Daily Telegraph, Birleşmiş Milletler soruşturmasının, ABD'nin insansız hava araçlarıyla düzenlediği saldırılara karşı Pakistan, Rusya ve diğer bazı ülkelerin BM nezdinde şikayette bulunması üzerine başlatıldığını da aktarıyor.
Gazete, insansız hava araçlarıyla düzenlenen saldırıları destekleyen ve bu saldırılara karşı çıkanların görüşlerini ise şöyle özetliyor:
"Destekçiler, Pakistan Talibanı'nın lideri Beytullah Mesud gibi üst düzey teröristlerin insansız hava araçlarıyla öldürülmesini örnek olarak gösteriyor. Eleştirenler ise, bu araçların, kısa dönemli taktik zaferler getirdiğini ancak bu zaferler karşısında, yeni bir militan jenerasyonun radikalleşmesine yol açıldığını ve bu kişilerin çok sayıda sivili öldürmek üzere harekete geçebileceklerine işaret ediyor."
Guantanamo'da açlık grevi
Times gazetesi ise, Küba'nın Guatanamo Körfezi'nde ABD'ye ait olan askeri tutukluluk merkezinde tutulanlara karşı uygulanan şiddetin arttığı iddialarını ve buna karşı merkezde başlatılan kitlesel açlık grevini yazıyor.
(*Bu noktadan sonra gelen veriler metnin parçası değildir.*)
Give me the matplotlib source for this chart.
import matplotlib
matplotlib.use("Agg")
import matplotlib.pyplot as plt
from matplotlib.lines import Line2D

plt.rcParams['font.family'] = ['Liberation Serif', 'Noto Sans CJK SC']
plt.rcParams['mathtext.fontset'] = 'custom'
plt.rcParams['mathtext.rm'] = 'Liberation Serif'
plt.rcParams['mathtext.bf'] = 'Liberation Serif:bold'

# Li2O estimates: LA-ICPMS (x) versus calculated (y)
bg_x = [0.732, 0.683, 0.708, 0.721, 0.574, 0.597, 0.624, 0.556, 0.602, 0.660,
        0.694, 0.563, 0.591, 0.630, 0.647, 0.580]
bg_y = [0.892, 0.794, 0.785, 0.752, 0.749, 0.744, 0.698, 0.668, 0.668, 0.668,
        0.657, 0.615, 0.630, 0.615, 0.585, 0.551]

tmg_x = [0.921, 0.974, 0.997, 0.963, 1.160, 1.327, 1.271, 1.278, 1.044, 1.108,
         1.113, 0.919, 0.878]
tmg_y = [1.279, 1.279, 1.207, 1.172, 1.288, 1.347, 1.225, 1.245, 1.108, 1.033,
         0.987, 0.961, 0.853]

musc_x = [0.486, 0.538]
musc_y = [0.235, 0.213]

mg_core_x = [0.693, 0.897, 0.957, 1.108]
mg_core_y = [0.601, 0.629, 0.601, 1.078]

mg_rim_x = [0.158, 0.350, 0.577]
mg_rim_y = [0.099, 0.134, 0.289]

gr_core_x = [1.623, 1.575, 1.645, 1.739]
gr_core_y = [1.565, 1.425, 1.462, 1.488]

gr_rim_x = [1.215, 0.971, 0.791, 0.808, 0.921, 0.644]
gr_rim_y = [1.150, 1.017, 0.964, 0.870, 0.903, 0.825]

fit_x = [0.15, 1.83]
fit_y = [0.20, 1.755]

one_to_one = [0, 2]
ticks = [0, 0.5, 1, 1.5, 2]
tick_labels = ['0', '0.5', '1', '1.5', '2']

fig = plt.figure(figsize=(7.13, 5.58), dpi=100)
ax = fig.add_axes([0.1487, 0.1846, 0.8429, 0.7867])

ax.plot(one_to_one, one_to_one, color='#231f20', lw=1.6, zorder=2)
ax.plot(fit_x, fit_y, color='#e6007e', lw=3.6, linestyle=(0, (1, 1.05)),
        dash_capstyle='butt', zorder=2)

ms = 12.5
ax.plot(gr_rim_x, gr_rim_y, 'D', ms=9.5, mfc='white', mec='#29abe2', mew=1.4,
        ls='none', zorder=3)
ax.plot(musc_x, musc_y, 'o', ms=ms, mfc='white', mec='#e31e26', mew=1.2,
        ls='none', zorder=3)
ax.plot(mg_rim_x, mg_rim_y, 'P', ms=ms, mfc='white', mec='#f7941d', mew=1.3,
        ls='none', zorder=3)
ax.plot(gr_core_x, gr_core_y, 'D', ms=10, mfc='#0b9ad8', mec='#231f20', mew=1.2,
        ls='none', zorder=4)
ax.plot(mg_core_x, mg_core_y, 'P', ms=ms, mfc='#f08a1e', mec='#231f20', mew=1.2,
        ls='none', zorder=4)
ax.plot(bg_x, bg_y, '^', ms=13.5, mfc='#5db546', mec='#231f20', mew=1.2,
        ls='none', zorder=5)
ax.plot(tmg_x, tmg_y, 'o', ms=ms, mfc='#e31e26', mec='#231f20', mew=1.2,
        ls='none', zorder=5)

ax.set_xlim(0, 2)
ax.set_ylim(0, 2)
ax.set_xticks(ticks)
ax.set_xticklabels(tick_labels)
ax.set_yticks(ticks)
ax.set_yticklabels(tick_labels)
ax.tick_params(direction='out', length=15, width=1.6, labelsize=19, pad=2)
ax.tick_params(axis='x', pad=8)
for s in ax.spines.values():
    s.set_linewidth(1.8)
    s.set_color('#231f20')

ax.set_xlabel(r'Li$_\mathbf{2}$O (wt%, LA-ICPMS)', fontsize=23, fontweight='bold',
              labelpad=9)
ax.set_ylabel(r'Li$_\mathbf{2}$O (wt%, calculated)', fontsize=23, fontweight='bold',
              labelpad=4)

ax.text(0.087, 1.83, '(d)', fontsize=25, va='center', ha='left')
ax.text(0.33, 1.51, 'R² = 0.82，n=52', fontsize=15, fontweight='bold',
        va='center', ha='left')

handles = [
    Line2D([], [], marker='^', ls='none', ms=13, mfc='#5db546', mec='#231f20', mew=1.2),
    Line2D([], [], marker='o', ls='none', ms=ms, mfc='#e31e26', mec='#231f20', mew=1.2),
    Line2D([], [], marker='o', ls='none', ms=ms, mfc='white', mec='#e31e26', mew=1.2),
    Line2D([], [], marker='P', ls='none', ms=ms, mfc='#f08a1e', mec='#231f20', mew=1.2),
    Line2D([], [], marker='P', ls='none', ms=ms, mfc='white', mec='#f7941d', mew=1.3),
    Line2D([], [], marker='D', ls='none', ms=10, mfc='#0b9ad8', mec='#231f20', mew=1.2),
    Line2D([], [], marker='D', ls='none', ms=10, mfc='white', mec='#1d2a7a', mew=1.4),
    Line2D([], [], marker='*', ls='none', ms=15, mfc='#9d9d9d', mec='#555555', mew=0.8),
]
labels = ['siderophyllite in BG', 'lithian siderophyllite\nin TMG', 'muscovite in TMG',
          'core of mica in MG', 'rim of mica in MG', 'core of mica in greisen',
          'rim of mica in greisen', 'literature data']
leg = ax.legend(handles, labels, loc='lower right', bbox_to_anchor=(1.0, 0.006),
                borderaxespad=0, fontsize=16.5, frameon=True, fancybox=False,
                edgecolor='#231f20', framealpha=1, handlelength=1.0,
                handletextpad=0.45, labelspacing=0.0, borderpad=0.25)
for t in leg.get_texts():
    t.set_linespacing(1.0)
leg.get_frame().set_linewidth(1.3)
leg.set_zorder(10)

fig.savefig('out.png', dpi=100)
Gazete, Amerika'nın bu gözaltı merkezinde, tutulanların haftalardır açlık grevinde olduklarını ve geçen hafta sonu gardiyanlarla şiddetli bir çatışmanın yaşandığını belirtiyor. Gazeteye göre, kampta gerilim, askerlerin Guantanamo'daki bir grup tutukluyu, tutuldukları toplu alandan hücrelere nakletmeleri sırasında artmış.
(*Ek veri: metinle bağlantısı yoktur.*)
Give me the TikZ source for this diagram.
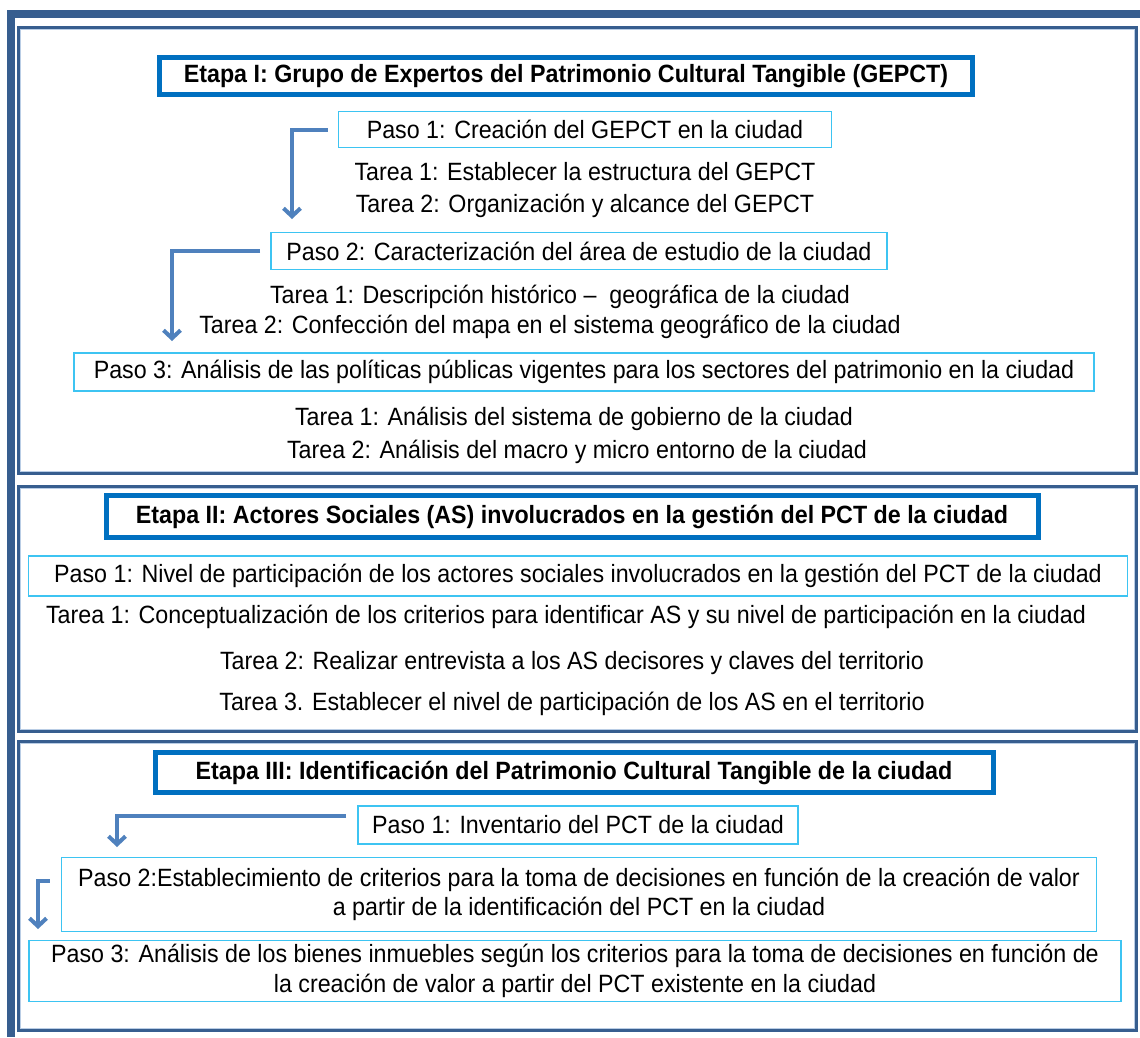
\documentclass[tikz,border=0pt]{standalone}
\usepackage{fontspec}
\setmainfont{Liberation Sans}
\newfontfamily\narrowsans[FakeStretch=0.93,Ligatures=TeX]{Liberation Sans}
\usetikzlibrary{arrows.meta}
\definecolor{frameblue}{HTML}{375E8F}
\definecolor{etapablue}{HTML}{0070C0}
\definecolor{pasoblue}{HTML}{3DC4F2}
\definecolor{arrowblue}{HTML}{4F81BD}
\definecolor{panelshade}{HTML}{B9CDE5}
\begin{document}
\begin{tikzpicture}[x=1pt,y=-1pt,
  panel/.style={draw=frameblue, line width=3pt},
  panelin/.style={draw=panelshade, line width=1pt},
  etapa/.style={draw=etapablue, line width=5pt, fill=white, inner sep=0pt,
    font=\narrowsans\bfseries\fontsize{25}{30}\selectfont},
  paso/.style={draw=pasoblue, line width=1.6pt, inner sep=0pt, align=center,
    font=\narrowsans\fontsize{25}{29.5}\selectfont},
  tarea/.style={inner sep=0pt, font=\narrowsans\fontsize{25}{29.5}\selectfont},
  flow/.style={draw=arrowblue, line width=4pt, -{Straight Barb[length=8pt,width=17pt]}}
]
\useasboundingbox (0,0) rectangle (1140,1037);
\fill[white] (0,0) rectangle (1140,1037);
% outer frame (cut by the page)
\draw[frameblue, line width=7.5pt] (1140,13.75) -- (11,13.75) -- (11,1037);
% panels
\draw[panel] (18.5,27.5) rectangle (1136,473.5);
\draw[panelin] (20.5,29.5) rectangle (1134,471.5);
\draw[panel] (18.5,486) rectangle (1136,731);
\draw[panelin] (20.5,488) rectangle (1134,729);
\draw[panel] (18.5,741) rectangle (1136,1030);
\draw[panelin] (20.5,743) rectangle (1134,1028);

% ---------- Etapa I ----------
\node[etapa, minimum width=813pt, minimum height=37pt] (e1) at (566,76)
  {Etapa I: Grupo de Expertos del Patrimonio Cultural Tangible (GEPCT)};
\node[paso, minimum width=493pt, minimum height=36pt] (e1p1) at (585,129.5)
  {Paso 1: Creación del GEPCT en la ciudad};
\node[tarea] (e1p1t1) at (585,172) {Tarea 1: Establecer la estructura del GEPCT};
\node[tarea] (e1p1t2) at (585,206) {Tarea 2: Organización y alcance del GEPCT};
\node[paso, minimum width=616pt, minimum height=37pt] (e1p2) at (579,251)
  {Paso 2: Caracterización del área de estudio de la ciudad};
\node[tarea] (e1p2t1) at (560,297) {Tarea 1: Descripción histórico –\ \ geográfica de la ciudad};
\node[tarea] (e1p2t2) at (550,327) {Tarea 2: Confección del mapa en el sistema geográfico de la ciudad};
\node[paso, minimum width=1020pt, minimum height=38pt] (e1p3) at (584,372)
  {Paso 3: Análisis de las políticas públicas vigentes para los sectores del patrimonio en la ciudad};
\node[tarea] (e1p3t1) at (574,419) {Tarea 1: Análisis del sistema de gobierno de la ciudad};
\node[tarea] (e1p3t2) at (577,452) {Tarea 2: Análisis del macro y micro entorno de la ciudad};

\coordinate (a1s) at ([xshift=-10pt]e1p1.west);
\coordinate (a1e) at (292,219);
\draw[flow] (a1s) -| (a1e);
\coordinate (a2s) at ([xshift=-10pt]e1p2.west);
\coordinate (a2e) at (172,341);
\draw[flow] (a2s) -| (a2e);

% ---------- Etapa II ----------
\node[etapa, minimum width=932pt, minimum height=42pt] (e2) at (572,516.5)
  {Etapa II: Actores Sociales (AS) involucrados en la gestión del PCT de la ciudad};
\node[paso, minimum width=1099pt, minimum height=40pt] (e2p1) at (578,576)
  {Paso 1: Nivel de participación de los actores sociales involucrados en la gestión del PCT de la ciudad};
\node[tarea] (e2t1) at (566,617) {Tarea 1: Conceptualización de los criterios para identificar AS y su nivel de participación en la ciudad};
\node[tarea] (e2t2) at (572,663) {Tarea 2: Realizar entrevista a los AS decisores y claves del territorio};
\node[tarea] (e2t3) at (572,704) {Tarea 3. Establecer el nivel de participación de los AS en el territorio};

% ---------- Etapa III ----------
\node[etapa, minimum width=838pt, minimum height=40pt] (e3) at (574,772.5)
  {Etapa III: Identificación del Patrimonio Cultural Tangible de la ciudad};
\node[paso, minimum width=440pt, minimum height=38pt] (e3p1) at (578,825)
  {Paso 1: Inventario del PCT de la ciudad};
\node[paso, minimum width=1035pt, minimum height=74pt] (e3p2) at (579,894.5)
  {Paso 2:Establecimiento de criterios para la toma de decisiones en función de la creación de valor\\
   a partir de la identificación del PCT en la ciudad};
\node[paso, minimum width=1092pt, minimum height=61pt] (e3p3) at (575,971)
  {Paso 3: Análisis de los bienes inmuebles según los criterios para la toma de decisiones en función de\\
   la creación de valor a partir del PCT existente en la ciudad};

\coordinate (a3s) at ([xshift=-11pt,yshift=9pt]e3p1.west);
\coordinate (a3e) at (117,847);
\draw[flow] (a3s) -| (a3e);
\coordinate (a4s) at ([xshift=-11pt,yshift=14pt]e3p2.west);
\coordinate (a4e) at (38,929);
\draw[flow] (a4s) -| (a4e);
\end{tikzpicture}
\end{document}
Bu uygulama Guantanamo'da tutulanların başlattığı açlık grevine karşı bir cezalandırma olarak yapılmış.
Financial Times gazetesinden John-Paul Rathbone ise Venezuela'da dün sonuçlanan cumhurbaşkanlığı seçimlerini değerlendirmiş. Yazara göre Venezuela'da devrimci hayallerin anılarının silinmesi süratli oluyor.
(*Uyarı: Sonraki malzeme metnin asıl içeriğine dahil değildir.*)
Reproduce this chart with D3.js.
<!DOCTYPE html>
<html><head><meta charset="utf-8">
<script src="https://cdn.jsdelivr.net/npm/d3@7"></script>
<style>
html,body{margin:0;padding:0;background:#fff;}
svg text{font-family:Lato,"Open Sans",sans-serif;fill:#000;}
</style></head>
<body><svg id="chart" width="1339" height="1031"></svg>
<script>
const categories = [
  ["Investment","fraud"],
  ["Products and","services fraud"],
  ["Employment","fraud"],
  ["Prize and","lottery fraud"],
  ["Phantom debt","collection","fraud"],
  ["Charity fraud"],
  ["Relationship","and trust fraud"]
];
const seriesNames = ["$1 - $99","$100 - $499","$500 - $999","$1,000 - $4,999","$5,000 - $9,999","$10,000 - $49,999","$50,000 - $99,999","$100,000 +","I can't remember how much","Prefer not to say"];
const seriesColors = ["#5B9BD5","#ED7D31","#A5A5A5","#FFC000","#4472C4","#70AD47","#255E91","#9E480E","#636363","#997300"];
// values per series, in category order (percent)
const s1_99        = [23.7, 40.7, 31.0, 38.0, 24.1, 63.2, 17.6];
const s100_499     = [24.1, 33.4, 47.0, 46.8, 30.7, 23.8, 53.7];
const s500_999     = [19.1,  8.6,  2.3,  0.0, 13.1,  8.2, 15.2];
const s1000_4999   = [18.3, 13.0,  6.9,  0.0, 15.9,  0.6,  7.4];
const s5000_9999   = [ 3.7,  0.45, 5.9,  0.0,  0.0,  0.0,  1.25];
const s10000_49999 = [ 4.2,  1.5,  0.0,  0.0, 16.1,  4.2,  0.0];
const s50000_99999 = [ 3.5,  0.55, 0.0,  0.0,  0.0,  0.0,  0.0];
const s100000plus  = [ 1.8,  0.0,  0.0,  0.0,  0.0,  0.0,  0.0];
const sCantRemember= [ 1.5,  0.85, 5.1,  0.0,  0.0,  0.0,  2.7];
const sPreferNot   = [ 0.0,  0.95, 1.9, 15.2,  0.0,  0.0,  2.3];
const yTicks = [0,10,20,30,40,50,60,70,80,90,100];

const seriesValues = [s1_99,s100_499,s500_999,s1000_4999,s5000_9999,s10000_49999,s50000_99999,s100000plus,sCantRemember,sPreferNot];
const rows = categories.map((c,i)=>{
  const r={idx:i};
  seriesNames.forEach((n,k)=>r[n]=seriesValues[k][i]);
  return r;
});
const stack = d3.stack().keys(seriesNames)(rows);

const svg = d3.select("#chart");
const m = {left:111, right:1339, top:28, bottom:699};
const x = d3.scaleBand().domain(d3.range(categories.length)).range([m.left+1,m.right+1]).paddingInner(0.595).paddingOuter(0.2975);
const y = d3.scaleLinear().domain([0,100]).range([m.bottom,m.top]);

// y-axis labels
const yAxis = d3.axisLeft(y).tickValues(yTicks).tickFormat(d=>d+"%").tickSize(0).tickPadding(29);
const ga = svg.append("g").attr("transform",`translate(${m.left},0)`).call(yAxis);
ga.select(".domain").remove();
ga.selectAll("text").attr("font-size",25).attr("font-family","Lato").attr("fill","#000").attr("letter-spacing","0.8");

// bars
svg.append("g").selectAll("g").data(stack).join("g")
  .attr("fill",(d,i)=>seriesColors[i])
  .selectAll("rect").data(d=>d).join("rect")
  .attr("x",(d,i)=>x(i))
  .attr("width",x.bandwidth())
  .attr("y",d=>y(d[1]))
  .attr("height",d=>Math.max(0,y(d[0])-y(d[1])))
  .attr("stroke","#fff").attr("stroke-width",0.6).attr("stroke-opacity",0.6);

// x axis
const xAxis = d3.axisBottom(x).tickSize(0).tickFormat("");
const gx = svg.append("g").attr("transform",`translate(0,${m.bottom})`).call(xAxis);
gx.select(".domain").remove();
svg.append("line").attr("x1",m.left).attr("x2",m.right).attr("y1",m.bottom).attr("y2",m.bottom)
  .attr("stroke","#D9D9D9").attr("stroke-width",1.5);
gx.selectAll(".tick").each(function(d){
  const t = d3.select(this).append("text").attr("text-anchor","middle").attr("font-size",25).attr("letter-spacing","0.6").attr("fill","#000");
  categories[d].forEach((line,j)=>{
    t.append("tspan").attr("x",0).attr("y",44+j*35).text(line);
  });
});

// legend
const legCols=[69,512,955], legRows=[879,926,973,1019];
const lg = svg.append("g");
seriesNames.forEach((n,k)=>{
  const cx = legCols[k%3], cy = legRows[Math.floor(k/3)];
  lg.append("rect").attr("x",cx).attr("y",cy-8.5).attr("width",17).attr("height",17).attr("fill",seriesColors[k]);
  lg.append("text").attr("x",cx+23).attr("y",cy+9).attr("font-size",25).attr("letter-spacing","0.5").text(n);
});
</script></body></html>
Yazıda özetle şöyle deniyor:
"Venezuela'da çabuk sönen devrim hayali"
"Ölümünden yalnızca altı hafta sonra Hugo Chavez'in sosyalist hayalleri silikleşiyor. Chavez'in kendisinin halefi olarak seçtiği Nicolas Maduro, Venezuela'daki cumhurbaşkanlığı seçimini kazandı fakat yalnızca çok küçük bir farkla. Kendisini Chavez'in oğlu olarak ilan eden Maduro, oyların yüzde 50,7'sini alırken, muhalif lider Henrique Caprilles ise seçmenin yüzde 49.1'inin oyunu aldı. Arada yalnızca 235 bin kişi fark söz konusu. Bunu Chavez'in Ekim ayında muhalefete attığı 11 puanlık farkla kıyaslayın."
Financial Times yazarına göre, Venezuela'daki Bolivarcı projenin tüm boşlukları Chavez döneminde, liderin kendine has karizması ve petrodolarlarla kapatıldı.
Maduro zorlu bir seçimin ardından şimdi daha zorlu bir cumhurbaşkanlığına hazırlanıyor.